I did hear his devastated cousins. One who watched her own family member be killed. Not realizing it was her baby cousin. Getting the phone call minutes later.

I feel sick as I write that. My heart breaks for those cousins. For his brother. For any other members of George’s family. And for the people who bravely used their cell phones to do the very most important thing they could possibly do while staying alive themselves.

If it were their son or grandson, they might have bum-rushed the bum. Or done something else to try to save his life.

Like the 90-year-old grandmother in Midland, Texas.

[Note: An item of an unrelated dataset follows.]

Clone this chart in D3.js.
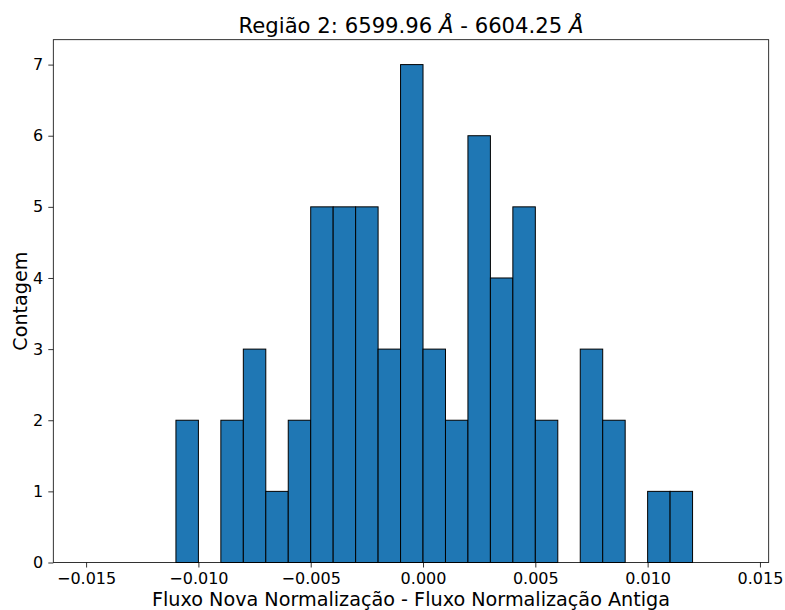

When it’s family, you’ll take a bullet. Because the instinct to save your flesh and blood can be strong enough to override logic. Unless the trauma you’re experiencing makes you freeze.

I Set Out to Write About a Conference on Trauma

Okay. 1,500 words and I still haven’t gotten to what I set out to write about.

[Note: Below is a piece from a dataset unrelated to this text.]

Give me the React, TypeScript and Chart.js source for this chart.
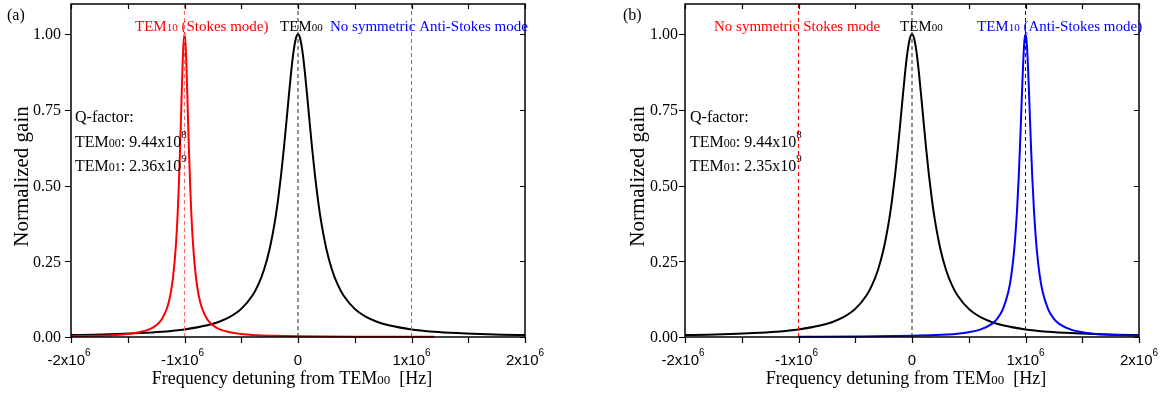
import React, { useEffect, useRef } from 'react';
import { Chart, registerables } from 'chart.js';

Chart.register(...registerables);

// ---------- axis definitions ----------
const xMin = -2e6;
const xMax = 2e6;
const yMin = 0;
const yMax = 1.1;
const xMajorTicks = [-2e6, -1e6, 0, 1e6, 2e6];
const xTickMantissa = ['-2', '-1', '0', '1', '2'];
const xTickExponent = '6';
const xMinorTicks = [-1.5e6, -0.5e6, 0.5e6, 1.5e6];
const yTicks = [0, 0.25, 0.5, 0.75, 1];
const yTickLabels = ['0.00', '0.25', '0.50', '0.75', '1.00'];

// ---------- data ----------
// TEM00 gain profile (both panels)
const tem00X = [
  -2e6, -1.8e6, -1.6e6, -1.4e6, -1.2e6, -1e6, -0.8e6, -0.7e6, -0.6e6, -0.5e6, -0.4e6, -0.35e6,
  -0.3e6, -0.25e6, -0.2e6, -0.175e6, -0.15e6, -0.125e6, -0.1e6, -0.08e6, -0.06e6, -0.04e6, -0.02e6,
  0,
  0.02e6, 0.04e6, 0.06e6, 0.08e6, 0.1e6, 0.125e6, 0.15e6, 0.175e6, 0.2e6, 0.25e6, 0.3e6, 0.35e6,
  0.4e6, 0.5e6, 0.6e6, 0.7e6, 0.8e6, 1e6, 1.2e6, 1.4e6, 1.6e6, 1.8e6, 2e6,
];
const tem00Y = [
  0.0064, 0.0078, 0.0099, 0.0129, 0.0175, 0.025, 0.0385, 0.0497, 0.0664, 0.0929, 0.1379, 0.1729,
  0.2215, 0.2906, 0.3902, 0.4553, 0.5322, 0.621, 0.7191, 0.8, 0.8767, 0.9412, 0.9846,
  1,
  0.9846, 0.9412, 0.8767, 0.8, 0.7191, 0.621, 0.5322, 0.4553, 0.3902, 0.2906, 0.2215, 0.1729,
  0.1379, 0.0929, 0.0664, 0.0497, 0.0385, 0.025, 0.0175, 0.0129, 0.0099, 0.0078, 0.0064,
];

// TEM10 Stokes mode (panel a)
const stokesX = [
  -2e6, -1.8e6, -1.6e6, -1.5e6, -1.4e6, -1.3e6, -1.25e6, -1.2e6, -1.15e6, -1.125e6, -1.1e6, -1.075e6,
  -1.06e6, -1.05e6, -1.04e6, -1.03e6, -1.02e6, -1.01e6,
  -1e6,
  -0.99e6, -0.98e6, -0.97e6, -0.96e6, -0.95e6, -0.94e6, -0.925e6, -0.9e6, -0.875e6, -0.85e6, -0.8e6,
  -0.75e6, -0.7e6, -0.6e6, -0.5e6, -0.4e6, -0.2e6, 0, 0.5e6, 1.2e6,
];
const stokesY = [
  0.0025, 0.0039, 0.0069, 0.0099, 0.0154, 0.027, 0.0385, 0.0588, 0.1, 0.1379, 0.2, 0.3077,
  0.4098, 0.5, 0.6098, 0.7353, 0.8621, 0.9615,
  1,
  0.9615, 0.8621, 0.7353, 0.6098, 0.5, 0.4098, 0.3077, 0.2, 0.1379, 0.1, 0.0588,
  0.0385, 0.027, 0.0154, 0.0099, 0.0069, 0.0039, 0.0025, 0.0011, 0.0005,
];

// TEM10 Anti-Stokes mode (panel b)
const antiStokesX = [
  -1e6, -0.5e6, 0, 0.2e6, 0.4e6, 0.5e6, 0.6e6, 0.7e6, 0.75e6, 0.8e6, 0.85e6, 0.875e6, 0.9e6,
  0.925e6, 0.94e6, 0.95e6, 0.96e6, 0.97e6, 0.98e6, 0.99e6,
  1e6,
  1.01e6, 1.02e6, 1.03e6, 1.04e6, 1.05e6, 1.06e6, 1.075e6, 1.1e6, 1.125e6, 1.15e6, 1.2e6, 1.25e6,
  1.3e6, 1.4e6, 1.5e6, 1.6e6, 1.8e6, 2e6,
];
const antiStokesY = [
  0.001, 0.0018, 0.004, 0.0062, 0.011, 0.0157, 0.0244, 0.0426, 0.0602, 0.0909, 0.1509, 0.2038, 0.2857,
  0.4156, 0.5263, 0.6154, 0.7143, 0.8163, 0.9091, 0.9756,
  1,
  0.9756, 0.9091, 0.8163, 0.7143, 0.6154, 0.5263, 0.4156, 0.2857, 0.2038, 0.1509, 0.0909, 0.0602,
  0.0426, 0.0244, 0.0157, 0.011, 0.0062, 0.004,
];

// mode positions (vertical dashed markers)
const stokesPos = -1e6;
const tem00Pos = 0;
const antiStokesPos = 1e6;

// ---------- fonts ----------
const SERIF = '"Liberation Serif", "Times New Roman", serif';
const SANS = '"Liberation Sans", Arial, sans-serif';

type Seg = { t: string; size: number; dy?: number; family?: string };

function segWidth(ctx: CanvasRenderingContext2D, segs: Seg[]) {
  let w = 0;
  for (const s of segs) {
    ctx.font = `${s.size}px ${s.family || SERIF}`;
    w += ctx.measureText(s.t).width;
  }
  return w;
}

function drawRich(
  ctx: CanvasRenderingContext2D,
  segs: Seg[],
  x: number,
  y: number,
  color: string,
  align: 'left' | 'center' | 'right' = 'left'
) {
  const w = segWidth(ctx, segs);
  let cx = align === 'left' ? x : align === 'center' ? x - w / 2 : x - w;
  ctx.save();
  ctx.fillStyle = color;
  ctx.textAlign = 'left';
  ctx.textBaseline = 'alphabetic';
  for (const s of segs) {
    ctx.font = `${s.size}px ${s.family || SERIF}`;
    ctx.fillText(s.t, cx, y + (s.dy || 0));
    cx += ctx.measureText(s.t).width;
  }
  ctx.restore();
}

type Note = { segs: Seg[]; x: number; y: number; color: string };

type PanelCfg = {
  left: number;
  width: number;
  padding: { left: number; right: number; top: number; bottom: number };
  letter: string;
  letterX: number;
  yTitleX: number;
  yTickRight: number;
  notes: Note[];
  datasets: any[];
};

const TEMsub = (sub: string, color?: string): Seg[] => [
  { t: 'TEM', size: 15 },
  { t: sub, size: 11 },
];

function makeDecor(cfg: PanelCfg) {
  return {
    id: 'decor-' + cfg.letter,
    afterDraw(chart: any) {
      const ctx: CanvasRenderingContext2D = chart.ctx;
      const { left, right, top, bottom } = chart.chartArea;
      const xs = chart.scales.x;
      const ys = chart.scales.y;
      ctx.save();
      ctx.strokeStyle = '#000';
      ctx.lineWidth = 1.5;
      // frame
      ctx.strokeRect(left, top, right - left, bottom - top);
      // x ticks (bottom outward, top inward)
      ctx.lineWidth = 1.2;
      ctx.beginPath();
      for (const v of [...xMajorTicks, ...xMinorTicks]) {
        const px = Math.round(xs.getPixelForValue(v)) + 0.5;
        ctx.moveTo(px, bottom);
        ctx.lineTo(px, bottom + 6);
        ctx.moveTo(px, top);
        ctx.lineTo(px, top + 5);
      }
      for (const v of yTicks) {
        const py = Math.round(ys.getPixelForValue(v)) + 0.5;
        ctx.moveTo(left, py);
        ctx.lineTo(left - 6, py);
        ctx.moveTo(right, py);
        ctx.lineTo(right - 5, py);
      }
      ctx.stroke();
      ctx.restore();

      // y tick labels
      ctx.save();
      ctx.fillStyle = '#000';
      ctx.font = `16px ${SERIF}`;
      ctx.textAlign = 'right';
      ctx.textBaseline = 'middle';
      yTicks.forEach((v, i) => {
        ctx.fillText(yTickLabels[i], cfg.yTickRight, ys.getPixelForValue(v) + 1);
      });
      ctx.restore();

      // x tick labels
      xMajorTicks.forEach((v, i) => {
        const px = xs.getPixelForValue(v);
        const m = xTickMantissa[i];
        const segs: Seg[] =
          m === '0'
            ? [{ t: '0', size: 15, family: SANS }]
            : [
                { t: m + 'x10', size: 15, family: SANS },
                { t: xTickExponent, size: 10, dy: -9, family: SANS },
              ];
        drawRich(ctx, segs, px - (m.startsWith('-') ? 2 : 0), bottom + 28, '#000', 'center');
      });

      // x title
      drawRich(
        ctx,
        [
          { t: 'Frequency detuning from TEM', size: 18 },
          { t: '00', size: 13 },
          { t: '  [Hz]', size: 18 },
        ],
        (left + right) / 2 - 6,
        bottom + 47,
        '#000',
        'center'
      );

      // y title
      ctx.save();
      ctx.translate(cfg.yTitleX, (top + bottom) / 2 + 6);
      ctx.rotate(-Math.PI / 2);
      ctx.fillStyle = '#000';
      ctx.font = `21px ${SERIF}`;
      ctx.textAlign = 'center';
      ctx.textBaseline = 'middle';
      ctx.fillText('Normalized gain', 0, 0);
      ctx.restore();

      // panel letter
      drawRich(ctx, [{ t: cfg.letter, size: 16 }], cfg.letterX, 20, '#000', 'left');

      // annotations
      for (const n of cfg.notes) drawRich(ctx, n.segs, n.x, n.y, n.color, 'left');
    },
  };
}

function vline(x: number, color: string) {
  return {
    data: [
      { x, y: yMin },
      { x, y: yMax },
    ],
    borderColor: color,
    borderWidth: 1,
    borderDash: [4, 3],
    pointRadius: 0,
    fill: false,
  };
}

function curve(xsArr: number[], ysArr: number[], color: string) {
  return {
    data: xsArr.map((x, i) => ({ x, y: ysArr[i] })),
    borderColor: color,
    borderWidth: 2,
    pointRadius: 0,
    fill: false,
    cubicInterpolationMode: 'monotone',
    clip: 4,
  };
}

const qNotes = (x: number, q01: string): Note[] => [
  { segs: [{ t: 'Q-factor:', size: 16 }], x, y: 122, color: '#000' },
  {
    segs: [
      { t: 'TEM', size: 16 },
      { t: '00', size: 12 },
      { t: ': 9.44x10', size: 16 },
      { t: '8', size: 11, dy: -9 },
    ],
    x,
    y: 147,
    color: '#000',
  },
  {
    segs: [
      { t: 'TEM', size: 16 },
      { t: '01', size: 12 },
      { t: ': ' + q01 + 'x10', size: 16 },
      { t: '9', size: 11, dy: -9 },
    ],
    x,
    y: 171,
    color: '#000',
  },
];

const panelA: PanelCfg = {
  left: 0,
  width: 585,
  padding: { left: 71, right: 60, top: 4, bottom: 56 },
  letter: '(a)',
  letterX: 7,
  yTitleX: 22,
  yTickRight: 61,
  notes: [
    { segs: [...TEMsub('10'), { t: ' (Stokes mode)', size: 15 }], x: 135, y: 31, color: '#ff0000' },
    { segs: TEMsub('00'), x: 280, y: 31, color: '#000' },
    { segs: [{ t: 'No symmetric Anti-Stokes mode', size: 15 }], x: 330, y: 31, color: '#0000ff' },
    ...qNotes(75, '2.36'),
  ],
  datasets: [
    vline(tem00Pos, '#222222'),
    vline(stokesPos, '#ff6666'),
    vline(antiStokesPos, '#6666ff'),
    curve(stokesX, stokesY, '#ff0000'),
    curve(tem00X, tem00Y, '#000000'),
  ],
};

const panelB: PanelCfg = {
  left: 585,
  width: 586,
  padding: { left: 100, right: 32, top: 4, bottom: 56 },
  letter: '(b)',
  letterX: 38,
  yTitleX: 53,
  yTickRight: 93,
  notes: [
    { segs: [{ t: 'No symmetric Stokes mode', size: 15 }], x: 129, y: 31, color: '#ff0000' },
    { segs: TEMsub('00'), x: 315, y: 31, color: '#000' },
    { segs: [...TEMsub('10'), { t: ' (Anti-Stokes mode)', size: 15 }], x: 392, y: 31, color: '#0000ff' },
    ...qNotes(105, '2.35'),
  ],
  datasets: [
    vline(tem00Pos, '#222222'),
    vline(stokesPos, '#ff0000'),
    vline(antiStokesPos, '#0000ff'),
    curve(antiStokesX, antiStokesY, '#0000ff'),
    curve(tem00X, tem00Y, '#000000'),
  ],
};

function Panel({ cfg }: { cfg: PanelCfg }) {
  const ref = useRef<HTMLCanvasElement>(null);
  useEffect(() => {
    if (!ref.current) return;
    const chart = new Chart(ref.current, {
      type: 'line',
      data: { datasets: cfg.datasets },
      options: {
        responsive: false,
        animation: false,
        events: [],
        layout: { padding: cfg.padding },
        scales: {
          x: { type: 'linear', min: xMin, max: xMax, display: false },
          y: { type: 'linear', min: yMin, max: yMax, display: false },
        },
        plugins: { legend: { display: false }, tooltip: { enabled: false } },
      } as any,
      plugins: [makeDecor(cfg)],
    });
    return () => chart.destroy();
  }, []);
  return (
    <canvas
      ref={ref}
      width={cfg.width}
      height={393}
      style={{ position: 'absolute', left: cfg.left, top: 0, width: cfg.width, height: 393, display: 'block' }}
    />
  );
}

export default function App() {
  return (
    <div style={{ position: 'absolute', left: 0, top: 0, width: 1171, height: 393, background: '#fff' }}>
      <Panel cfg={panelA} />
      <Panel cfg={panelB} />
    </div>
  );
}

A three-day conference on trauma I’m only two days into.

The theme: “Psychological Trauma in the Age of Coronavirus: The Interplay of Neuroscience, Embodiment, and the Regulation of the Self.”

The Trauma Recovery Foundation and Dr. Bessel van der Kolk have been putting this conference on for the past 30 years.

It’s the first year the focus was on a global pandemic. Also the first year it had to take place virtually.

The world-renowned conference draws together experts in the fields of neuroscience, mindfulness, embodiment, psychology, psychiatry, PTSD, addiction, self-regulation, and treatment of countless forms.

And now that I can attend any conference I want in my pajamas, I’m attending as many as I can.

I have so much to say about all I’ve learned at this one.

But I’m too traumatized by the events of the week to write more than this:

It’s a damn good thing more and more people are learning how to help others recover from trauma.

Because traumas are playing out faster than we can keep up with them.

Far too often to the same people.

Again and again.

protests marching to demand justice for George Floyd

We Need an Army of Trauma Recovery Experts

Trauma is terrorizing. It deeply damages those who experience it.

I am so grateful for advances in neuroscience that help us better understand how to treat trauma.

I hope they help bring healing to anyone who has experienced it.

Especially those who experience it every damn day.